I’m quite a technically minded person, I like computers and am always asked by family and friends to fix their endless list of “techy” problems. But I’d never really been able to get a computer to do exactly what I wanted. Not until those C lessons during my first year. I suddenly became able to create things and get the computer to fulfil my exact wishes. If I wanted it to continuously print out random obscenities until it crashed I could do that. It was my first taste of the real power of coding.
That interest continued to deepen and then I stumbled upon Python. A simple and intuitive language that’s also incredibly powerful; a fantastic combination that helped my interest grow to the next level. I remember using it to automatically log into my Facebook account and search for my friend, only to then post a certain sticker in his profile picture’s comment section. 15,000 comments later and I was just about satisfied.
Hardly a noble use of my new found skills, but it enforced in me one of the reasons why I love coding without me even realising.
That reason is the feedback loop. When you’re coding you can get immediate feedback of what you’ve written.

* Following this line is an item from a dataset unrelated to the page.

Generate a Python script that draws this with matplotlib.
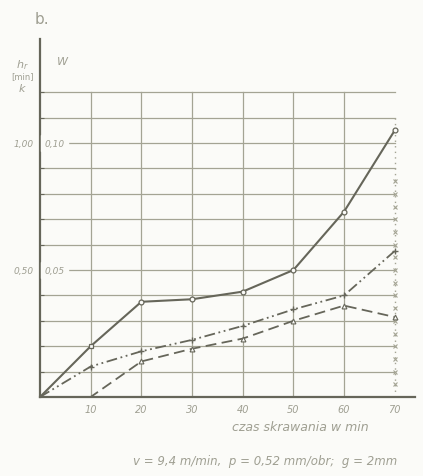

This was a far cry from the slow moving world of EEE. When I was in the moment, I’d found my flow, I was creating and learning and solving actual problems. Even during the many frustrations the powerful feeling of making distinct, tangible steps forward was too much to turn me away.
Then after a few months I could look back at all the progress I’d made and see the outer feedback loop at work. The long term loop of progress. I realised that I’d created something from nothing, something that someone could get real value from and that I could turn into a real career to solve some of life’s largest problems.
For my final year project at university I was tasked with a computer vision problem. I had to make a program that could allow a computer to detect fire safety equipment. And I managed to do it. After almost 3 years of slowly building up my coding knowledge I could look back and be able to say that I had made a computer see!
This rewarding feedback loop of creativity, problem solving and progression is why I love coding and is why I can’t see my life without some kind of coding in it.